======== SUPPLIED MATERIAL

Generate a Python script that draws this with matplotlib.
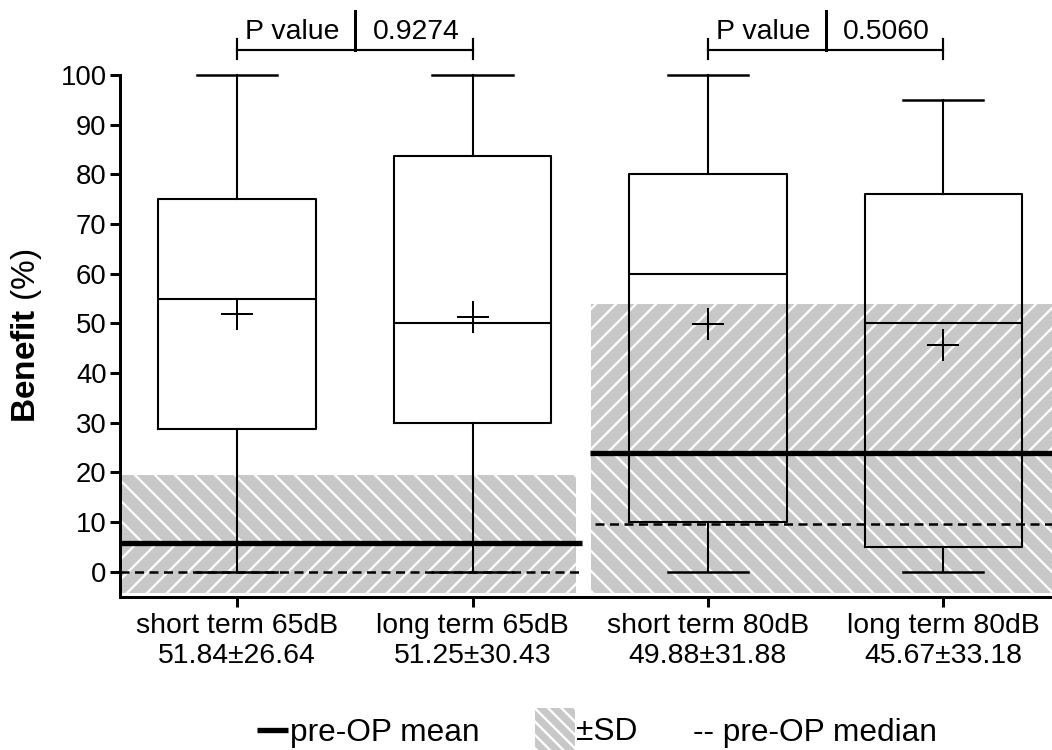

================
======== SUPPLIED MATERIAL

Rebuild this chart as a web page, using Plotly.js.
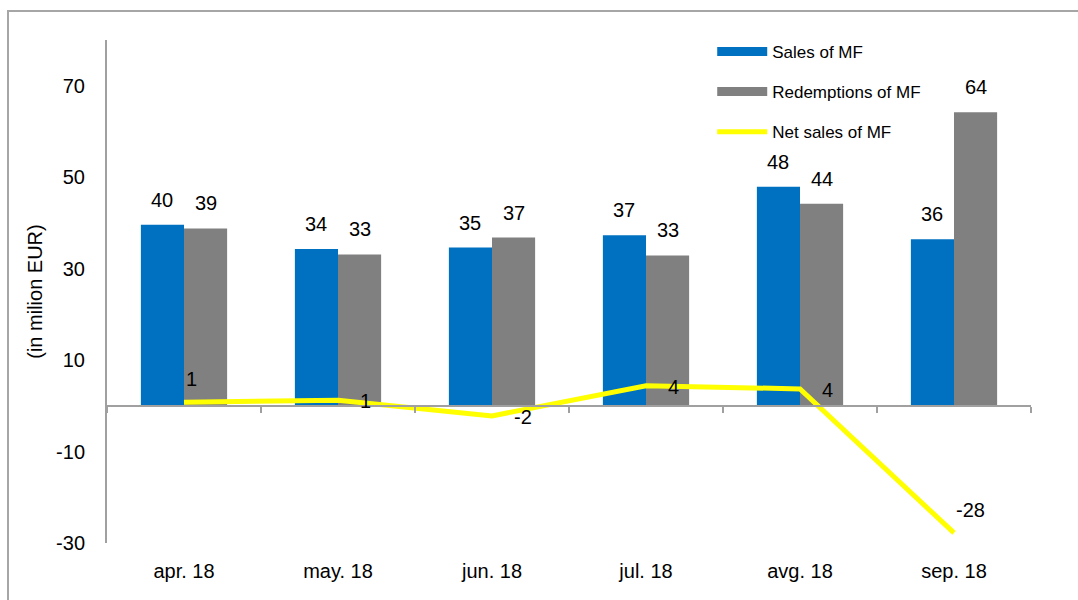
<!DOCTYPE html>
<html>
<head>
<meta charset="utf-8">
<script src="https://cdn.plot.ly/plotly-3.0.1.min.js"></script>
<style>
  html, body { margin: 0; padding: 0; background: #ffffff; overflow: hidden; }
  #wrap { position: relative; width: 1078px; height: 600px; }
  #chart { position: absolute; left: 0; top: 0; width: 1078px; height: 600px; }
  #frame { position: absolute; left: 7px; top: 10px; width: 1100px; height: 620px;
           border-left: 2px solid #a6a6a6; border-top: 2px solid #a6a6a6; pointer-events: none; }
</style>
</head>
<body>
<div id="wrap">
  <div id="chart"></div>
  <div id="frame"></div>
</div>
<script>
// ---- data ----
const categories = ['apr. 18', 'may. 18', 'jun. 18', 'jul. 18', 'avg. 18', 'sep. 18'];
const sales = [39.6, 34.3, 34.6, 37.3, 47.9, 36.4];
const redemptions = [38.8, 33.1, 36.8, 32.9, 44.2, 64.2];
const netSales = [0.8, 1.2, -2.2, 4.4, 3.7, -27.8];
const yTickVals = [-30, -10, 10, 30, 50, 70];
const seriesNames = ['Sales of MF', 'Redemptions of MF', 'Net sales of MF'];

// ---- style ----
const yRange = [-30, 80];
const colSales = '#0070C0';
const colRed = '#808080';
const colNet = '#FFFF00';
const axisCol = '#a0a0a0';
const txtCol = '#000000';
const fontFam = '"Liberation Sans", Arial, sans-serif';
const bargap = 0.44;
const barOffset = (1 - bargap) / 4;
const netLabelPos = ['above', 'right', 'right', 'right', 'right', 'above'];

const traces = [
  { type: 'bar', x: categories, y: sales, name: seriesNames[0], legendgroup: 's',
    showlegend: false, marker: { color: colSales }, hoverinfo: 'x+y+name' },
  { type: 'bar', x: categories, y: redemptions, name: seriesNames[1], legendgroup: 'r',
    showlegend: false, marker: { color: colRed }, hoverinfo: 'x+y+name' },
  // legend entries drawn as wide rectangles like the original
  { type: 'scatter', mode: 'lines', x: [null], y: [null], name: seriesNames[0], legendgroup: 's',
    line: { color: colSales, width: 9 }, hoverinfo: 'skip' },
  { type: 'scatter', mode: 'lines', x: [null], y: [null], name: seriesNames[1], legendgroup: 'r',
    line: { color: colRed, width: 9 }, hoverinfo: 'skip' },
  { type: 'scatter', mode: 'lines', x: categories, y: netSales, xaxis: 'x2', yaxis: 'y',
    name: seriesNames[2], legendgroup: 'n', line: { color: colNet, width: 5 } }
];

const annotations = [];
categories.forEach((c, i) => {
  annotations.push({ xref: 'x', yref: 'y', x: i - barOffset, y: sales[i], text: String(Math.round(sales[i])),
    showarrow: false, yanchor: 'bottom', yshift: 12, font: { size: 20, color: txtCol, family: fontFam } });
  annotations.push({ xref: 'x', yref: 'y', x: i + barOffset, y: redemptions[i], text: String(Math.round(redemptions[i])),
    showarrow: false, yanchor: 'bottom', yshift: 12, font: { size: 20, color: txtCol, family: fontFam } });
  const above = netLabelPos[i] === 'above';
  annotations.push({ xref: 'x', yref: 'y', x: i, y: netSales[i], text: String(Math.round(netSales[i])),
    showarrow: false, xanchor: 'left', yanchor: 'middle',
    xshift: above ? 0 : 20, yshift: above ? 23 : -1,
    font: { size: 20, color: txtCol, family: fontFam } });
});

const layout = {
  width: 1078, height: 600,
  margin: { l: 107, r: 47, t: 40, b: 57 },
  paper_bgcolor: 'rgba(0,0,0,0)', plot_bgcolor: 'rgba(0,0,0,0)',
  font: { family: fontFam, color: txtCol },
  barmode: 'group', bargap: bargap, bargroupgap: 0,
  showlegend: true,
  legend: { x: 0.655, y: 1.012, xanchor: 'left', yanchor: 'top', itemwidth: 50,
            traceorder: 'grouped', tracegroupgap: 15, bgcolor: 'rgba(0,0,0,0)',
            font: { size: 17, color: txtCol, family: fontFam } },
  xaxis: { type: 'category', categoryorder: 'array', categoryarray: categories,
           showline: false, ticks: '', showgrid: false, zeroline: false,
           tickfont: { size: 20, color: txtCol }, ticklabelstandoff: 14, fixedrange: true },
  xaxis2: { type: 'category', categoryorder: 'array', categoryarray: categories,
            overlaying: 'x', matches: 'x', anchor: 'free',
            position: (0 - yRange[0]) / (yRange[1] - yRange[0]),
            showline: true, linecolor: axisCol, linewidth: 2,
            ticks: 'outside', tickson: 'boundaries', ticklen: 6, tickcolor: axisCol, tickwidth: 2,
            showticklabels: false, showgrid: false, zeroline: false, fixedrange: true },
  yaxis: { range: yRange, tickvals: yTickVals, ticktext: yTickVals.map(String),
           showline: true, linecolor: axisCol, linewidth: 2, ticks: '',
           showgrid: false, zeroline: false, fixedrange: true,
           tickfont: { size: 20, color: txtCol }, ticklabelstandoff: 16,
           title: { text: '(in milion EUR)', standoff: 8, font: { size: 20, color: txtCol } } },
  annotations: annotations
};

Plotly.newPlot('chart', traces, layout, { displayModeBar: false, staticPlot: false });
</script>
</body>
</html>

================

[WHAT IS NEEDED]:
Reproduce exactly the lines above starting at the line containing "Rebuild this chart" and ending at the line containing "const seriesNames = ['Sales", including both, but not the pictures.

[THE SOLUTION]:
Rebuild this chart as a web page, using Plotly.js.
<!DOCTYPE html>
<html>
<head>
<meta charset="utf-8">
<script src="https://cdn.plot.ly/plotly-3.0.1.min.js"></script>
<style>
  html, body { margin: 0; padding: 0; background: #ffffff; overflow: hidden; }
  #wrap { position: relative; width: 1078px; height: 600px; }
  #chart { position: absolute; left: 0; top: 0; width: 1078px; height: 600px; }
  #frame { position: absolute; left: 7px; top: 10px; width: 1100px; height: 620px;
           border-left: 2px solid #a6a6a6; border-top: 2px solid #a6a6a6; pointer-events: none; }
</style>
</head>
<body>
<div id="wrap">
  <div id="chart"></div>
  <div id="frame"></div>
</div>
<script>
// ---- data ----
const categories = ['apr. 18', 'may. 18', 'jun. 18', 'jul. 18', 'avg. 18', 'sep. 18'];
const sales = [39.6, 34.3, 34.6, 37.3, 47.9, 36.4];
const redemptions = [38.8, 33.1, 36.8, 32.9, 44.2, 64.2];
const netSales = [0.8, 1.2, -2.2, 4.4, 3.7, -27.8];
const yTickVals = [-30, -10, 10, 30, 50, 70];
const seriesNames = ['Sales of MF', 'Redemptions of MF', 'Net sales of MF'];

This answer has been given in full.